The resolution, which passed with 15 board members voting in favor and 5 abstaining, requires charter operators to notify the district at least six to 18 months prior to closing schools, depending on how many years schools’ contracts were renewed for.
“We need accountability and oversight on these operators so they cannot continue to destroy school communities when they are no longer profitable,” Andrea Chavarin, a bilingual first grade teacher at Acero, said. “This board has the responsibility to hold these operators accountable to the communities they serve. We must prevent another charter from doing what Acero has done to us.”
Jodie Cantrell, INCS’ Chief of Public Affairs, called the resolution the latest in a “long line of baseless attacks on charter schools.” Rather than being about students, Cantrell claimed the resolution to be about “power and control.” All that would come from it would be confusion, instability and a lack of accountability to families, who would be most affected, she said.
“Charter schools are public schools, that fact is clear in state law,” Cantrell said. “They are part of CPS and serve over 55,000 students, the vast majority of whom are Black and brown, low-income and first-generation college students.

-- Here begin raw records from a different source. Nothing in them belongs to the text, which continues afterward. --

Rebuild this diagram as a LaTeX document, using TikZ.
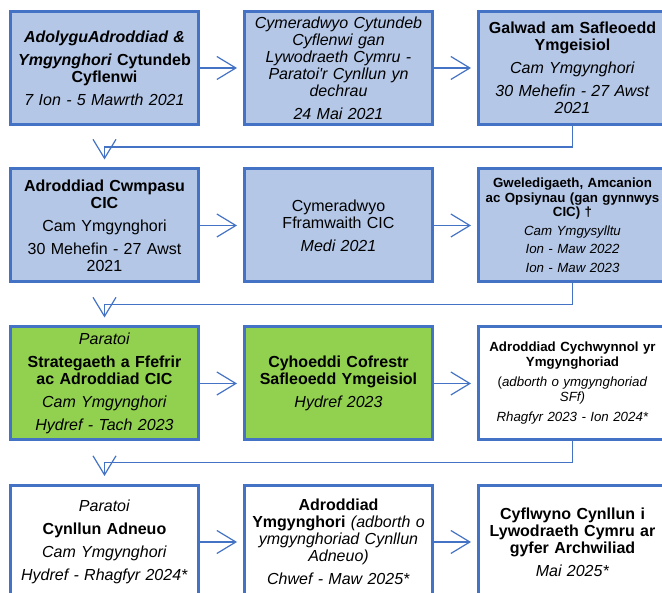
\documentclass[tikz,border=0pt]{standalone}
\usepackage{fontspec}
\setmainfont{Liberation Sans}
\usetikzlibrary{arrows.meta}
\definecolor{bordblue}{HTML}{4472C4}
\definecolor{fillblue}{HTML}{B4C7E7}
\definecolor{fillgreen}{HTML}{92D050}
\begin{document}
\begin{tikzpicture}[x=1pt,y=1pt,
  box/.style={draw=bordblue, line width=3pt, minimum width=188pt, minimum height=113pt,
    text width=184pt, align=center, inner sep=0pt, font=\fontsize{16}{17}\selectfont},
  bluebox/.style={box, fill=fillblue},
  greenbox/.style={box, fill=fillgreen},
  whitebox/.style={box, fill=white},
  smalltext/.style={font=\fontsize{13.3}{14.5}\selectfont},
  conn/.style={draw=bordblue, line width=1.2pt, -{Straight Barb[length=19pt,width=23pt]}, shorten >=6pt}]
\useasboundingbox (0,0) rectangle (662,593);
\clip (0,0) rectangle (662,593);
% row 1
\node[bluebox] (b1) at (104.5,525) {\textbf{\textit{AdolyguAdroddiad \&}}\\[6pt]
  \textbf{\textit{Ymgynghori} Cytundeb}\\\textbf{Cyflenwi}\\[6pt]
  \textit{7 Ion - 5 Mawrth 2021}};
\node[bluebox] (b2) at (338.5,525) {\textit{Cymeradwyo Cytundeb}\\\textit{Cyflenwi gan}\\
  \textit{Lywodraeth Cymru -}\\\textit{Paratoi\textquotesingle r Cynllun yn}\\\textit{dechrau}\\[6pt]
  \textit{24 Mai 2021}};
\node[bluebox] (b3) at (572.5,525) {\textbf{Galwad am Safleoedd}\\\textbf{Ymgeisiol}\\[6pt]
  \textit{Cam Ymgynghori}\\[6pt]
  \textit{30 Mehefin - 27 Awst}\\\textit{2021}};
% row 2
\node[bluebox] (b4) at (104.5,367.5) {\textbf{Adroddiad Cwmpasu}\\\textbf{CIC}\\[6pt]
  Cam Ymgynghori\\[6pt]
  30 Mehefin - 27 Awst\\2021};
\node[bluebox] (b5) at (338.5,367.5) {Cymeradwyo\\Fframwaith CIC\\[6pt]
  \textit{Medi 2021}};
\node[bluebox, smalltext] (b6) at (572.5,367.5) {\textbf{Gweledigaeth, Amcanion}\\
  \textbf{ac Opsiynau (gan gynnwys}\\\textbf{CIC) †}\\[4pt]
  \textit{Cam Ymgysylltu}\\[4pt]
  \textit{Ion - Maw 2022}\\[4pt]
  \textit{Ion - Maw 2023}};
% row 3
\node[greenbox] (b7) at (104.5,209.5) {\textit{Paratoi}\\[6pt]
  \textbf{Strategaeth a Ffefrir}\\\textbf{ac Adroddiad CIC}\\[6pt]
  \textit{Cam Ymgynghori}\\[6pt]
  \textit{Hydref - Tach 2023}};
\node[greenbox] (b8) at (338.5,209.5) {\textbf{Cyhoeddi Cofrestr}\\\textbf{Safleoedd Ymgeisiol}\\[6pt]
  \textit{Hydref 2023}};
\node[whitebox, smalltext] (b9) at (572.5,209.5) {\textbf{Adroddiad Cychwynnol yr}\\\textbf{Ymgynghoriad}\\[6pt]
  (\textit{adborth o ymgynghoriad}\\\textit{SFf)}\\[6pt]
  \textit{Rhagfyr 2023 - Ion 2024*}};
% row 4
\node[whitebox] (b10) at (104.5,51) {\textit{Paratoi}\\[6pt]
  \textbf{Cynllun Adneuo}\\[6pt]
  \textit{Cam Ymgynghori}\\[6pt]
  \textit{Hydref - Rhagfyr 2024*}};
\node[whitebox] (b11) at (338.5,51) {\textbf{Adroddiad}\\\textbf{Ymgynghori} \textit{(adborth o}\\
  \textit{ymgynghoriad Cynllun}\\\textit{Adneuo)}\\[6pt]
  \textit{Chwef - Maw 2025*}};
\node[whitebox] (b12) at (572.5,51) {\textbf{Cyflwyno Cynllun i}\\\textbf{Lywodraeth Cymru ar}\\
  \textbf{gyfer Archwiliad}\\[6pt]
  \textit{Mai 2025*}};
% connectors
\draw[conn] (b1) -- (b2);
\draw[conn] (b2) -- (b3);
\draw[conn] (b4) -- (b5);
\draw[conn] (b5) -- (b6);
\draw[conn] (b7) -- (b8);
\draw[conn] (b8) -- (b9);
\draw[conn] (b10) -- (b11);
\draw[conn] (b11) -- (b12);
\draw[conn, shorten >=8pt] (b3.south) -- ++(0,-21) -| (b4.north);
\draw[conn, shorten >=8pt] (b6.south) -- ++(0,-21) -| (b7.north);
\draw[conn, shorten >=8pt] (b9.south) -- ++(0,-21) -| (b10.north);
\end{tikzpicture}
\end{document}
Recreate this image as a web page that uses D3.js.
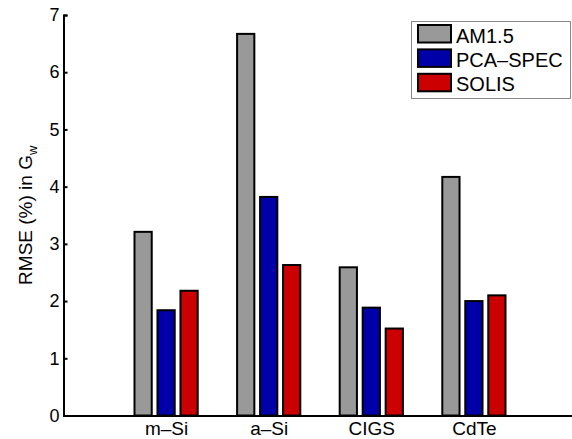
<!DOCTYPE html>
<html>
<head>
<meta charset="utf-8">
<script src="https://cdn.jsdelivr.net/npm/d3@7"></script>
<style>
  html, body { margin: 0; padding: 0; background: #fff; }
  svg { display: block; }
  text { font-family: "Liberation Sans", Arial, Helvetica, sans-serif; fill: #000; }
</style>
</head>
<body>
<script>
const categories = ["m\u2013Si", "a\u2013Si", "CIGS", "CdTe"];
const seriesNames = ["AM1.5", "PCA\u2013SPEC", "SOLIS"];
const am15 = [3.21, 6.67, 2.59, 4.17];
const pcaSpec = [1.84, 3.82, 1.885, 2.0];
const solis = [2.18, 2.63, 1.52, 2.10];
const yTicks = [0, 1, 2, 3, 4, 5, 6, 7];
const colors = ["#999999", "#0000a8", "#cc0000"];

const series = [am15, pcaSpec, solis];
const W = 572, H = 439;
const svg = d3.select("body").append("svg").attr("width", W).attr("height", H);

const x = d3.scaleLinear().domain([0, categories.length + 1]).range([63.5, 576.5]);
const y = d3.scaleLinear().domain([0, 7]).range([415.5, 15]);

const step = 0.224;   // spacing between bars in category units
const bw = 0.168;     // bar inner width in category units

// bars
series.forEach((vals, j) => {
  svg.append("g").selectAll("rect").data(vals).join("rect")
    .attr("x", (d, i) => x(i + 1 + (j - 1) * step - bw / 2))
    .attr("width", x(bw) - x(0))
    .attr("y", d => y(d))
    .attr("height", d => y(0) - y(d))
    .attr("fill", colors[j])
    .attr("stroke", "#000")
    .attr("stroke-width", 2);
});

// y axis
const yAxis = d3.axisLeft(y).tickValues(yTicks).tickSize(-4).tickPadding(4).tickFormat(d3.format("d"));
const gy = svg.append("g").attr("transform", `translate(${x(0)},0)`).call(yAxis);
gy.select(".domain").attr("stroke", "#000").attr("stroke-width", 2);
gy.selectAll(".tick line").attr("stroke", "#000").attr("stroke-width", 2);
gy.selectAll(".tick text").attr("font-size", 18).attr("font-family", "Liberation Sans, Arial, sans-serif").attr("fill", "#000");

// x axis
const xAxis = d3.axisBottom(x).tickValues(categories.map((c, i) => i + 1))
  .tickSize(0).tickPadding(6).tickFormat((d) => categories[d - 1]);
const gx = svg.append("g").attr("transform", `translate(0,${y(0)})`).call(xAxis);
gx.select(".domain").attr("stroke", "#000").attr("stroke-width", 2);
gx.selectAll(".tick text").attr("font-size", 19).attr("font-family", "Liberation Sans, Arial, sans-serif").attr("fill", "#000");

// y label
const yl = svg.append("text")
  .attr("transform", `translate(32,${(y(0) + y(7)) / 2}) rotate(-90)`)
  .attr("text-anchor", "middle")
  .attr("font-size", 19);
yl.append("tspan").text("RMSE (%) in G");
yl.append("tspan").attr("font-size", 13).attr("dy", 5).text("w");

// legend
const lg = svg.append("g");
lg.append("rect").attr("x", 411.5).attr("y", 21.5).attr("width", 159).attr("height", 77)
  .attr("fill", "#fff").attr("stroke", "#888").attr("stroke-width", 1);
seriesNames.forEach((name, j) => {
  const yy = 25 + j * 24.4;
  lg.append("rect").attr("x", 418).attr("y", yy).attr("width", 33).attr("height", 17.5)
    .attr("fill", colors[j]).attr("stroke", "#000").attr("stroke-width", 2);
  lg.append("text").attr("x", 456).attr("y", yy + 17.5).attr("font-size", 20).text(name);
});
</script>
</body>
</html>
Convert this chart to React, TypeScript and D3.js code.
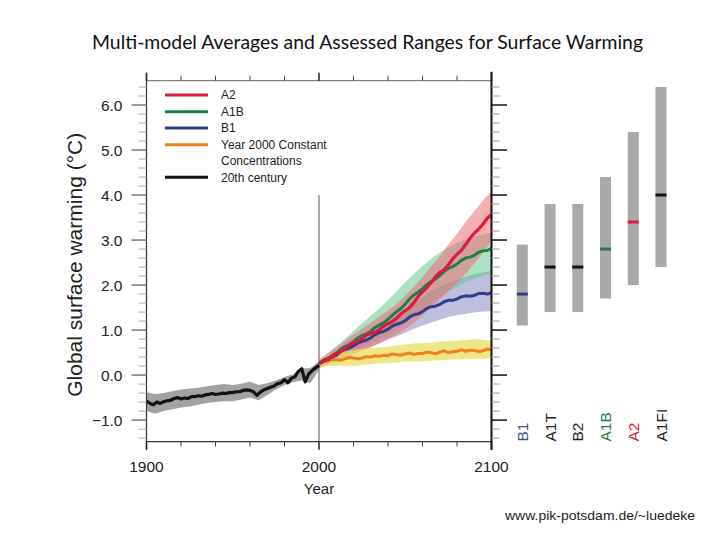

These families deserve respect and not the political gains. They deserve options and not ultimatums. It’s time for a different conversation in our city, one focused on what works for kids.”
The charters’ renewal vote followed outgoing schools’ CEO Pedro Martinez final remarks imploring the board, Mayor Brandon Johnson, and the Chicago City Council, to come together for students’ sake to use tax increminal financing or “TIFs” to shore up the $529 million deficit Chicago Public Schools is facing in the upcoming school year.
“There’s more to economic development than tax breaks and subsidies for private projects,” Martinez said. “In my view, the cornerstone of any truly equitable, sustainable, economic development strategy is a fully funded public education system to nurture our homegrown talent and to attract new families to our city… At the end of the day, we all want the same things for CPS and our students. We want to fully fund our schools, we want to protect the progress that our students have made, and we want to keep the momentum going into the future.”
Thursday’s monthly board meeting marked the last for CEO Pedro Martinez, whose last day as schools chief is June 18. The outgoing CEO was tapped to become the next commissioner of the Massachusetts Department of Elementary and Secondary Education.
Delivering a tearful farewell, Martinez thanked the teachers who supported him during his time as a CPS student and those who supported him during his tenure as CEO over the last four years.
“I want everybody to know that Chicago and CPS will always be in my heart,” Martinez said. “I will never stop advocating for CPS students and I thank the entire CPS community for the gift of the past four years. It’s truly been an honor of a lifetime.”
Several board members thanked Martinez for his time leading the district, applauding him for his various efforts and navigating the turmoil that enveloped the district for several months last year.
The board voted unanimously to terminate Martinez in December, after the CEO refused Mayor Brandon Johnson’s request to pull a $300 million short-term loan to fund the CTU’s contract and cover pension payments.
“You’ll be remembered for your integrity,” District 4 board member Ellen Rosenfield said. “For doing what was right, no matter what other people said. You’re going to be missed. Massachusetts’ gain is no doubt Chicago Public Schools’ loss.”